Heterogeneous Ensemble Learning for Context-Aware Image Captioning with Transformers
DOI:
https://doi.org/10.56042/jsir.v84i12.23517Keywords:
Attention mechanism, Multimodal fusion, Natural language generation, Vision–language modeling, Visual semanticsAbstract
Image captioning remains a central challenge in multimodal artificial intelligence, requiring systems to jointly reason over visual content and natural language. Despite remarkable progress from deep vision–language transformers, single-model architectures often face a trade-off: they excel in either syntactic fluency or semantic grounding but rarely achieve both. This work introduces a heterogeneous ensemble learning framework that unifies convolutional, hierarchical, and self-attention–based encoders (ConvNeXt, ResNet-101, ViT) with advanced language decoders (T5 and BLIP). Unlike prior captioning ensembles, the current approach integrates attention-guided feature fusion with a consensus re-ranking mechanism, enabling the system to adaptively combine complementary strengths of diverse models.
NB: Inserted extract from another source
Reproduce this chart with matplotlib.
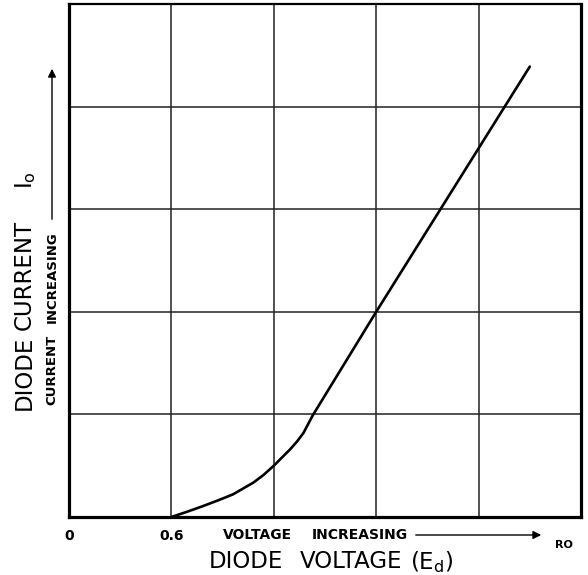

The framework is evaluated on two challenging benchmarks—MS COCO 2017 and Flickr30K—achieving state-of-the-art improvements over strong baselines, with BLEU-4 = 37.2, CIDEr = 124.5, SPICE = 22.3 on COCO, and BLEU-4 = 30.8, CIDEr = 98.7, SPICE = 19.6 on Flickr30K. Beyond quantitative gains, qualitative analysis shows that the ensemble produces captions that are both contextually faithful and semantically rich. These results establish ensemble learning as a scalable paradigm for vision–language generation, with implications for multilingual captioning, real-time accessibility tools, and future general-purpose multimodal reasoning systems.